One Step In Faith

I reserved a twenty-six foot Uhaul truck and purchased my first stack of moving boxes. The transactions seemed like I had stepped into someone else’s life. It had been a six-month process to get to this point and yet just then, it finally felt real. We were leaving our home, our extended family, my children’s hometown- to follow a prompting we didn’t understand…

Through the years, I had tried to understand God’s will for me. It usually took a simple direction of baking treats for a neighbor, reaching out with a friendly text or doorstep visit. I tried to teach my kids of the peace that comes from choosing to dedicate your life to being an instrument in God’s hands; in doing His work. I relayed to them the simplicity in loving as Christ did and the joy and peace that come as we unselfishly show true charity.  

However, THIS seemed too far beyond what I ever expected God to ask us to do.  

Six months prior I sat in the Denver, Colorado airport during a layover. I had just spent a delightful weekend with my sisters and parents and was heading back home to my family on a Sunday afternoon. I had my headphones in and was listening to talks from a worldwide conference The Church of Jesus Christ of Latter-Day Saints was broadcasting that weekend. Elder Eyring began his address and before long I found myself physically turning to see who was talking to me in the airport. I saw no one but the urgency of the message pressed on. 
 
I returned home in time to exchange the parenting torch with my husband. He was headed out of town on a business trip shortly after I returned. I spent much time that week re-listening to the messages shared at the  conference the previous weekend, searching for a inkling of the returning feeling I had at the airport. I relistened to Elder Eyring’s account of a potential job change following an offer he received years prior. It was simple in my mind. That message didn’t apply to us because Whit hadn’t even applied to a new job- let alone received an offer.

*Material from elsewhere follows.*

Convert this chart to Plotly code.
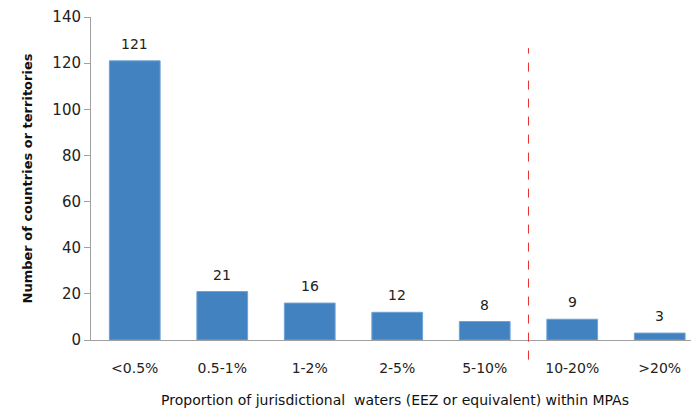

In an effort to rid myself of the responsibility to talk over with Whit a potential prompting- I told him of my experience as we chatted over the phone while he was away on his trip. He felt that we were definitely on the right track in life and that where we were was exactly where God needed us to be. I was completely relieved.  

Weeks later while on another trip to Washington DC for work, Whit called and told me he knew we needed to change employment and zip code. Despite my initial thoughts regarding the possible change, I felt blindsided. Neither of us wanted change. We were happy. Our family was happy. We loved our home and community and especially the proximity to extended family. 
 
The first steps in faith opened doors of seeming miracles on a direct path of incredibly uncomfortable change. I prayed that I could have the fortitude of faith required to take one step with no knowledge of the distant scene ahead. It was physically exhausting in packing up our lives of living in the same town for 20 years and preparing to start anew in a place completely foreign to us. Moreso, it was emotionally exhausting to think of impossible goodbyes in the immediate future.


With the final box taped and the garage contents filling the moving truck, I was numb. I knew our lives were changing; tough days would certainly lie ahead and yet- constant peace served as my companion. I would not have been able to say goodbye to a place I loved and people I held dear had I not known that the purpose was in God’s hands and His perfect knowledge.  

I felt it was the ultimate test. Would I follow Christ as a true disciple in doing ALL God asked of me? Or was my faith conditional upon me understanding the purpose? 

I feared disappointing God more than I feared the unknown so I tried to stay focused on the seemingly washed away footprints in the sand of Christ carrying the load and laying out the course ahead of me of true discipleship. Tears clouded my sight as I tried to find peace in just one step at a time…
That was my goal.
Nothing more…
Nothing less…
Just one step in faith…


And then another…

-JC

Banana Bread Cookies with Toasted Coconut and Chocolate Chips

½ cup butter
½ cup granulated sugar
½ cup packed brown sugar
½ cup sour cream
1 egg
1 teaspoon vanilla
2 ½ cups all-purpose flour
¾ teaspoon baking soda
½ teaspoon baking powder
¼ teaspoon salt
1 teaspoon ground ginger
½ teaspoon nutmeg
¾ cup mashed banana
½ cup lightly toasted coconut
½ cup mini semi-sweet chocolate chips

Preheat oven to 375 degrees.
Cream butter and sugars with an electric mixer on medium high for 1 minute or until fluffy. Hand stir in sour cream, egg and vanilla.  Don’t overmix. Add dry ingredients all at once and mix until fully incorporated. Add 2+ Tablespoons more flour for high elevation. Fold in mashed banana, toasted coconut and chocolate chips. Scoop 1.5” mounds of dough onto parchment lined cookie sheet. Bake at 375 degrees for 12-15 minutes depending on size. Let cool for 10 minutes. Drizzle with Coconut Cream Glaze. Immediately sprinkle additional toasted coconut and mini chocolate chips.  Let set. Share!


Coconut Cream Glaze

¼ cup coconut milk
2 cups powdered sugar
1 teaspoon coconut extract

Blend all ingredients until smooth. Transfer into freezer strength Ziploc until ready to use.